>> begin Collected data

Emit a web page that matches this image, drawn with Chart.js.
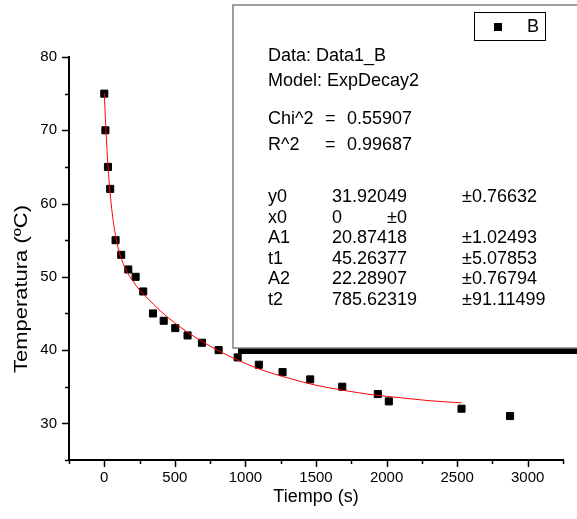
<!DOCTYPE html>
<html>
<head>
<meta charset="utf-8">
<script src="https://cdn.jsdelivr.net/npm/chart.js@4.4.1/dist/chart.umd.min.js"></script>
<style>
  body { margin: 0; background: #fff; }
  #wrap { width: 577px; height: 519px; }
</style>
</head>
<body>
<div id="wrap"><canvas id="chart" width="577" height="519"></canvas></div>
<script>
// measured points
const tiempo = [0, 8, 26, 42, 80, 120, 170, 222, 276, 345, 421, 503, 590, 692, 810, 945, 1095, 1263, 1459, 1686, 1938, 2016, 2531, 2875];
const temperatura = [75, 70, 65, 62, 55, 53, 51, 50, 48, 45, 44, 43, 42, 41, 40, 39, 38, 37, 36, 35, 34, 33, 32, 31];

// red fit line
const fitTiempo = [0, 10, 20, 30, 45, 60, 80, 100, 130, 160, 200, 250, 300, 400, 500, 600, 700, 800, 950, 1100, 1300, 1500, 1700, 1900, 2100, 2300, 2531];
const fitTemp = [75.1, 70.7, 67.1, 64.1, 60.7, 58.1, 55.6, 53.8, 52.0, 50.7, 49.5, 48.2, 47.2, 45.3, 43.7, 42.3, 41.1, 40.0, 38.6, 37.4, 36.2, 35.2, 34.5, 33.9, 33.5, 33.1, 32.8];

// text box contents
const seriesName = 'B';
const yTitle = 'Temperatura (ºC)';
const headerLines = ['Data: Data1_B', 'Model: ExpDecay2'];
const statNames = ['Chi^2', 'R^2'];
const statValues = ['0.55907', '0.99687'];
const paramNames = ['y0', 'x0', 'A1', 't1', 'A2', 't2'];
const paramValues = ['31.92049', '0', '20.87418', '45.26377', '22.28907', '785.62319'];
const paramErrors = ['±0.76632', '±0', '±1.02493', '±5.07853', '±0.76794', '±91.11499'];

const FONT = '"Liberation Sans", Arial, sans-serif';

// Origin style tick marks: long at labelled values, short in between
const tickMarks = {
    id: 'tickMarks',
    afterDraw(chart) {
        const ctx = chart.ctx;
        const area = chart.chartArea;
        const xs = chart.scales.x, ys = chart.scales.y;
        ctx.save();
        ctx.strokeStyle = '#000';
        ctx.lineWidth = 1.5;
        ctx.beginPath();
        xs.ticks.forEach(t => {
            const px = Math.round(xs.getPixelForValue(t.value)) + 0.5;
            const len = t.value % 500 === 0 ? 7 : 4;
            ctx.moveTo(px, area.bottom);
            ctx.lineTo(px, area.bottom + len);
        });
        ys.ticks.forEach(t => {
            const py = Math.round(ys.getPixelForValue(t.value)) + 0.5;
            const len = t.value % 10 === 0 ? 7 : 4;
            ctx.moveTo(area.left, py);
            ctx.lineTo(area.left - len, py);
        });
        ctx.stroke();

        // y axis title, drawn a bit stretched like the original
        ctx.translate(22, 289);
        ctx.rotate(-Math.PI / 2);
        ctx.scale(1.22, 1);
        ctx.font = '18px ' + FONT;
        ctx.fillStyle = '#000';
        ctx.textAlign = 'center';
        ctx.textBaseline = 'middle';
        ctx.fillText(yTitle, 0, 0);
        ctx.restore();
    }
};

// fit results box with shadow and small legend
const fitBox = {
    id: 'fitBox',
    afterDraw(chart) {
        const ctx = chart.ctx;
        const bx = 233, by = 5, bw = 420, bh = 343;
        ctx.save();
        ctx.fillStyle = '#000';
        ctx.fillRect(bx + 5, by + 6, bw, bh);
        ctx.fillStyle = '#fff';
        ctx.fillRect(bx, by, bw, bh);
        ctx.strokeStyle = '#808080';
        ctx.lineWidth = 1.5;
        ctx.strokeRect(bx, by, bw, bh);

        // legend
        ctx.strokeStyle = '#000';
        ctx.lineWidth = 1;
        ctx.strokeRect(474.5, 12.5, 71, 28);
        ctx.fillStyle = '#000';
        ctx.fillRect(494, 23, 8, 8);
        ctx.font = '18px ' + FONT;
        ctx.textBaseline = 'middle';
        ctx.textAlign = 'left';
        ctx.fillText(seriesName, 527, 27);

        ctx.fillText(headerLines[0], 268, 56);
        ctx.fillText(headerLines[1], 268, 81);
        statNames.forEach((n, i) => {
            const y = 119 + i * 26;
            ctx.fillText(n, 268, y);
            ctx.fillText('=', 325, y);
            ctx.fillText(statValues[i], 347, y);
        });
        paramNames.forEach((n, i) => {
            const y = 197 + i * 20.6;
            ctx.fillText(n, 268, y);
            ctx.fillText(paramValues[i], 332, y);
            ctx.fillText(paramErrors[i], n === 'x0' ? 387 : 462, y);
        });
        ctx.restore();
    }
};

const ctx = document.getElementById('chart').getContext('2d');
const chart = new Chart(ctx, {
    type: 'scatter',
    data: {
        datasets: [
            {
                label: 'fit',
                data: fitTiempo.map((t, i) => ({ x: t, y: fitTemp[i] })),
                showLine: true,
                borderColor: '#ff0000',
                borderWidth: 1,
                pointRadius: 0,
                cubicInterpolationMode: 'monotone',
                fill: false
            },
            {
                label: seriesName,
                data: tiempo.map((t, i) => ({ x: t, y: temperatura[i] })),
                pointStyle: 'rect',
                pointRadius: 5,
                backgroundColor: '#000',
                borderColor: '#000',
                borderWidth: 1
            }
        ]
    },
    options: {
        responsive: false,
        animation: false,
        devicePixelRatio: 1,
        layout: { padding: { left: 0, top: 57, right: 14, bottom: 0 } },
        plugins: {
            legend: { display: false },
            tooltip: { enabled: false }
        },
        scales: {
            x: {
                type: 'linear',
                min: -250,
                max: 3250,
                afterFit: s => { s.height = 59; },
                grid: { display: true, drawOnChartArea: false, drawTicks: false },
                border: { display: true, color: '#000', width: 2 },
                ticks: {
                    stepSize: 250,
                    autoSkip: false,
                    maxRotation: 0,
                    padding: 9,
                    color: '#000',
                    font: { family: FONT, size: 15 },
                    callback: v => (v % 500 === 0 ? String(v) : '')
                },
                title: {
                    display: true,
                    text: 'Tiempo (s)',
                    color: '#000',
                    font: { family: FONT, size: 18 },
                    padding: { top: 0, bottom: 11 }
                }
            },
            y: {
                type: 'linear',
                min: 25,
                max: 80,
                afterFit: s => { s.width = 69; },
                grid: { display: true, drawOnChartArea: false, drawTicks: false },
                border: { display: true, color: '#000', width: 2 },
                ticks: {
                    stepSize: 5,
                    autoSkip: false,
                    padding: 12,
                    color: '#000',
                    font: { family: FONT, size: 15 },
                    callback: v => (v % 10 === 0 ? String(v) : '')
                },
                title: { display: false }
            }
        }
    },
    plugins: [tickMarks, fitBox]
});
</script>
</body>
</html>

>> end Collected data

Repeat the listing in full and exactly. Leave any pictures out.

* [Response below]:
Emit a web page that matches this image, drawn with Chart.js.
<!DOCTYPE html>
<html>
<head>
<meta charset="utf-8">
<script src="https://cdn.jsdelivr.net/npm/chart.js@4.4.1/dist/chart.umd.min.js"></script>
<style>
  body { margin: 0; background: #fff; }
  #wrap { width: 577px; height: 519px; }
</style>
</head>
<body>
<div id="wrap"><canvas id="chart" width="577" height="519"></canvas></div>
<script>
// measured points
const tiempo = [0, 8, 26, 42, 80, 120, 170, 222, 276, 345, 421, 503, 590, 692, 810, 945, 1095, 1263, 1459, 1686, 1938, 2016, 2531, 2875];
const temperatura = [75, 70, 65, 62, 55, 53, 51, 50, 48, 45, 44, 43, 42, 41, 40, 39, 38, 37, 36, 35, 34, 33, 32, 31];

// red fit line
const fitTiempo = [0, 10, 20, 30, 45, 60, 80, 100, 130, 160, 200, 250, 300, 400, 500, 600, 700, 800, 950, 1100, 1300, 1500, 1700, 1900, 2100, 2300, 2531];
const fitTemp = [75.1, 70.7, 67.1, 64.1, 60.7, 58.1, 55.6, 53.8, 52.0, 50.7, 49.5, 48.2, 47.2, 45.3, 43.7, 42.3, 41.1, 40.0, 38.6, 37.4, 36.2, 35.2, 34.5, 33.9, 33.5, 33.1, 32.8];

// text box contents
const seriesName = 'B';
const yTitle = 'Temperatura (ºC)';
const headerLines = ['Data: Data1_B', 'Model: ExpDecay2'];
const statNames = ['Chi^2', 'R^2'];
const statValues = ['0.55907', '0.99687'];
const paramNames = ['y0', 'x0', 'A1', 't1', 'A2', 't2'];
const paramValues = ['31.92049', '0', '20.87418', '45.26377', '22.28907', '785.62319'];
const paramErrors = ['±0.76632', '±0', '±1.02493', '±5.07853', '±0.76794', '±91.11499'];

const FONT = '"Liberation Sans", Arial, sans-serif';

// Origin style tick marks: long at labelled values, short in between
const tickMarks = {
    id: 'tickMarks',
    afterDraw(chart) {
        const ctx = chart.ctx;
        const area = chart.chartArea;
        const xs = chart.scales.x, ys = chart.scales.y;
        ctx.save();
        ctx.strokeStyle = '#000';
        ctx.lineWidth = 1.5;
        ctx.beginPath();
        xs.ticks.forEach(t => {
            const px = Math.round(xs.getPixelForValue(t.value)) + 0.5;
            const len = t.value % 500 === 0 ? 7 : 4;
            ctx.moveTo(px, area.bottom);
            ctx.lineTo(px, area.bottom + len);
        });
        ys.ticks.forEach(t => {
            const py = Math.round(ys.getPixelForValue(t.value)) + 0.5;
            const len = t.value % 10 === 0 ? 7 : 4;
            ctx.moveTo(area.left, py);
            ctx.lineTo(area.left - len, py);
        });
        ctx.stroke();

        // y axis title, drawn a bit stretched like the original
        ctx.translate(22, 289);
        ctx.rotate(-Math.PI / 2);
        ctx.scale(1.22, 1);
        ctx.font = '18px ' + FONT;
        ctx.fillStyle = '#000';
        ctx.textAlign = 'center';
        ctx.textBaseline = 'middle';
        ctx.fillText(yTitle, 0, 0);
        ctx.restore();
    }
};

// fit results box with shadow and small legend
const fitBox = {
    id: 'fitBox',
    afterDraw(chart) {
        const ctx = chart.ctx;
        const bx = 233, by = 5, bw = 420, bh = 343;
        ctx.save();
        ctx.fillStyle = '#000';
        ctx.fillRect(bx + 5, by + 6, bw, bh);
        ctx.fillStyle = '#fff';
        ctx.fillRect(bx, by, bw, bh);
        ctx.strokeStyle = '#808080';
        ctx.lineWidth = 1.5;
        ctx.strokeRect(bx, by, bw, bh);

        // legend
        ctx.strokeStyle = '#000';
        ctx.lineWidth = 1;
        ctx.strokeRect(474.5, 12.5, 71, 28);
        ctx.fillStyle = '#000';
        ctx.fillRect(494, 23, 8, 8);
        ctx.font = '18px ' + FONT;
        ctx.textBaseline = 'middle';
        ctx.textAlign = 'left';
        ctx.fillText(seriesName, 527, 27);

        ctx.fillText(headerLines[0], 268, 56);
        ctx.fillText(headerLines[1], 268, 81);
        statNames.forEach((n, i) => {
            const y = 119 + i * 26;
            ctx.fillText(n, 268, y);
            ctx.fillText('=', 325, y);
            ctx.fillText(statValues[i], 347, y);
        });
        paramNames.forEach((n, i) => {
            const y = 197 + i * 20.6;
            ctx.fillText(n, 268, y);
            ctx.fillText(paramValues[i], 332, y);
            ctx.fillText(paramErrors[i], n === 'x0' ? 387 : 462, y);
        });
        ctx.restore();
    }
};

const ctx = document.getElementById('chart').getContext('2d');
const chart = new Chart(ctx, {
    type: 'scatter',
    data: {
        datasets: [
            {
                label: 'fit',
                data: fitTiempo.map((t, i) => ({ x: t, y: fitTemp[i] })),
                showLine: true,
                borderColor: '#ff0000',
                borderWidth: 1,
                pointRadius: 0,
                cubicInterpolationMode: 'monotone',
                fill: false
            },
            {
                label: seriesName,
                data: tiempo.map((t, i) => ({ x: t, y: temperatura[i] })),
                pointStyle: 'rect',
                pointRadius: 5,
                backgroundColor: '#000',
                borderColor: '#000',
                borderWidth: 1
            }
        ]
    },
    options: {
        responsive: false,
        animation: false,
        devicePixelRatio: 1,
        layout: { padding: { left: 0, top: 57, right: 14, bottom: 0 } },
        plugins: {
            legend: { display: false },
            tooltip: { enabled: false }
        },
        scales: {
            x: {
                type: 'linear',
                min: -250,
                max: 3250,
                afterFit: s => { s.height = 59; },
                grid: { display: true, drawOnChartArea: false, drawTicks: false },
                border: { display: true, color: '#000', width: 2 },
                ticks: {
                    stepSize: 250,
                    autoSkip: false,
                    maxRotation: 0,
                    padding: 9,
                    color: '#000',
                    font: { family: FONT, size: 15 },
                    callback: v => (v % 500 === 0 ? String(v) : '')
                },
                title: {
                    display: true,
                    text: 'Tiempo (s)',
                    color: '#000',
                    font: { family: FONT, size: 18 },
                    padding: { top: 0, bottom: 11 }
                }
            },
            y: {
                type: 'linear',
                min: 25,
                max: 80,
                afterFit: s => { s.width = 69; },
                grid: { display: true, drawOnChartArea: false, drawTicks: false },
                border: { display: true, color: '#000', width: 2 },
                ticks: {
                    stepSize: 5,
                    autoSkip: false,
                    padding: 12,
                    color: '#000',
                    font: { family: FONT, size: 15 },
                    callback: v => (v % 10 === 0 ? String(v) : '')
                },
                title: { display: false }
            }
        }
    },
    plugins: [tickMarks, fitBox]
});
</script>
</body>
</html>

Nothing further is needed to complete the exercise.